Every once in a while, I am prompted to ask the question, “How long can this go on?” I asked that in 1987 when interest rates went up 40% yet the stock market, which was also up 40%+ was still going up; I asked it in 1999 during the tech bubble when valuations seemed not to matter anymore and in the 2000s when people just kept on increasing their borrowing on credit cards, second mortgages, etc. and then even retirement plans. Now I am asking that about low rates on the safest of bonds.
On January 2nd, US Treasury rates were:
90 day 0.08%
1 yr 0.15%
5 yr 0.76%
10 yr 1.86%
20 yr 2.63%
Source: US Treasury
All but the 20 year rate are below the rate of inflation. In effect, investors are losing money by buying treasuries at current rates. This cannot be a long-term condition, but one with a finite shelf life that I think is now expired.

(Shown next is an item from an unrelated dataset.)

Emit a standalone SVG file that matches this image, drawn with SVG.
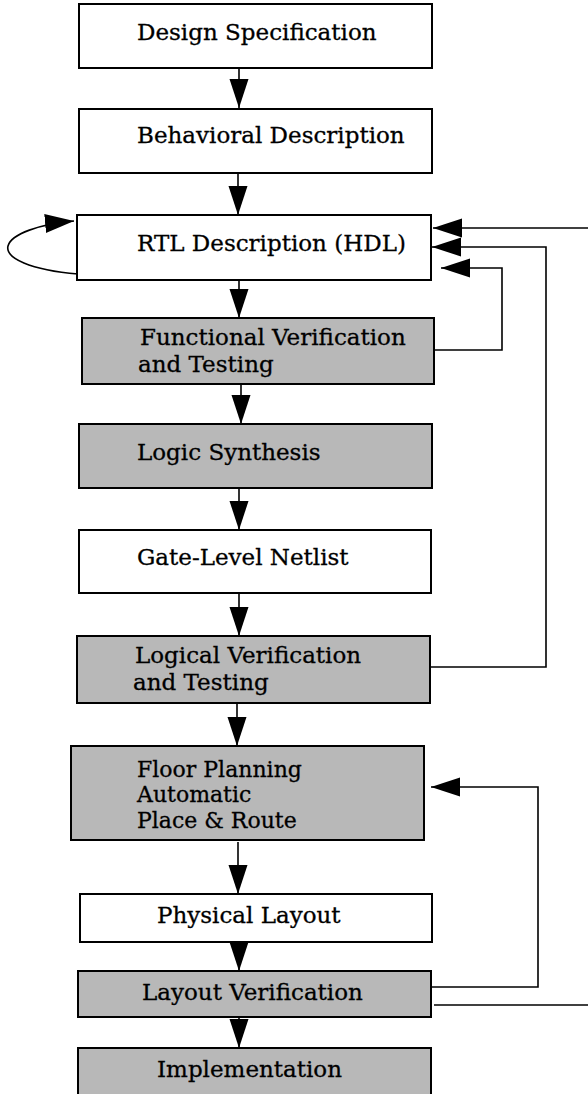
<svg xmlns="http://www.w3.org/2000/svg" width="588" height="1094" viewBox="0 0 588 1094">
<style>
  .box { stroke: #000; stroke-width: 2; }
  .white { fill: #fff; }
  .gray { fill: #b8b8b8; }
  .lbl { font-family: "DejaVu Serif", "Liberation Serif", serif; font-size: 23px; fill: #000; stroke: #000; stroke-width: 0.3; }
  .sm { font-size: 22px; }
  .conn { fill: none; stroke: #000; stroke-width: 1.6; }
</style>
<defs>
  <marker id="ah" markerUnits="userSpaceOnUse" markerWidth="30" markerHeight="20" refX="29" refY="9.5" orient="auto">
    <path d="M0,0 L29,9.5 L0,19 z" fill="#000"/>
  </marker>
</defs>
<rect width="588" height="1094" fill="#fff"/>

<g id="n-design">
  <rect class="box white" x="79" y="4" width="353" height="64"/>
  <text class="lbl" x="137" y="40">Design Specification</text>
</g>
<g id="n-behavioral">
  <rect class="box white" x="79" y="109" width="353" height="64"/>
  <text class="lbl" x="137" y="143">Behavioral Description</text>
</g>
<g id="n-rtl">
  <rect class="box white" x="77" y="215" width="354" height="65"/>
  <text class="lbl" x="137" y="251">RTL Description (HDL)</text>
</g>
<g id="n-functional">
  <rect class="box gray" x="82" y="318" width="352" height="66"/>
  <text class="lbl" x="140" y="345">Functional Verification</text>
  <text class="lbl" x="138" y="372">and Testing</text>
</g>
<g id="n-synthesis">
  <rect class="box gray" x="79" y="424" width="353" height="64"/>
  <text class="lbl" x="137" y="460">Logic Synthesis</text>
</g>
<g id="n-netlist">
  <rect class="box white" x="79" y="530" width="352" height="63"/>
  <text class="lbl" x="137" y="565">Gate-Level Netlist</text>
</g>
<g id="n-logical">
  <rect class="box gray" x="77" y="636" width="353" height="67"/>
  <text class="lbl" x="135" y="663">Logical Verification</text>
  <text class="lbl" x="133" y="690">and Testing</text>
</g>
<g id="n-floor">
  <rect class="box gray" x="71" y="746" width="353" height="94"/>
  <text class="lbl sm" x="137" y="777">Floor Planning</text>
  <text class="lbl sm" x="137" y="802">Automatic</text>
  <text class="lbl sm" x="137" y="828">Place &amp; Route</text>
</g>
<g id="n-physical">
  <rect class="box white" x="80" y="894" width="352" height="48"/>
  <text class="lbl" x="157" y="923">Physical Layout</text>
</g>
<g id="n-layoutver">
  <rect class="box gray" x="78" y="971" width="353" height="46"/>
  <text class="lbl" x="142" y="1000">Layout Verification</text>
</g>
<g id="n-impl">
  <rect class="box gray" x="78" y="1048" width="353" height="60"/>
  <text class="lbl" x="157" y="1077">Implementation</text>
</g>

<g id="connectors">
  <path class="conn" marker-end="url(#ah)" d="M239,68 V108"/>
  <path class="conn" marker-end="url(#ah)" d="M238,173 V215"/>
  <path class="conn" marker-end="url(#ah)" d="M239,280 V318"/>
  <path class="conn" marker-end="url(#ah)" d="M241,384 V424"/>
  <path class="conn" marker-end="url(#ah)" d="M239,488 V530"/>
  <path class="conn" marker-end="url(#ah)" d="M239,593 V636"/>
  <path class="conn" marker-end="url(#ah)" d="M237,704 V746"/>
  <path class="conn" marker-end="url(#ah)" d="M238,842 V894"/>
  <path class="conn" marker-end="url(#ah)" d="M239,942 V971"/>
  <path class="conn" marker-end="url(#ah)" d="M239,1018 V1048"/>
  <path class="conn" marker-end="url(#ah)" d="M78,274 C30,270 5,258 8,246 C11,234 40,224 74,221"/>
  <path class="conn" marker-end="url(#ah)" d="M588,228 H433"/>
  <path class="conn" marker-end="url(#ah)" d="M431,667 H546 V247 H432"/>
  <path class="conn" marker-end="url(#ah)" d="M435,350 H502 V268 H441"/>
  <path class="conn" marker-end="url(#ah)" d="M431,987 H538 V787 H431"/>
  <path class="conn" d="M434,1005 H588"/>
</g>
</svg>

Similarly, the rate on the Moodys’ AAA seasoned corporate bond yield index is 3.77%. The long-term average is 7.47% (Source: Y Charts). Even on high-yield debt the spread between high yield debt and treasuries is very small.
The question is then, what do you do with bond money right now? In just the first two trading days of 2013 the best general bond funds like the PIMCO Total Return Fund lost 0.5%. How much more might they lose this year?
Point 3 is that retail investors, afraid of stocks, have been pouring money into bonds since 2009. Rarely, is it a good idea to follow the retail investor. They have a very predictable record of putting the most money into things near their top.
I have some ideas on where to put that bond money but when an asset class is poised to lose money, where to put it instead is not the first decision. Getting out of a money-losing situation and putting it into cash is the first item on the agenda, then we can talk about where it might be better invested.
Bonds have traditionally played the role of volatility dampener in a portfolio. That may not be the case in 2013.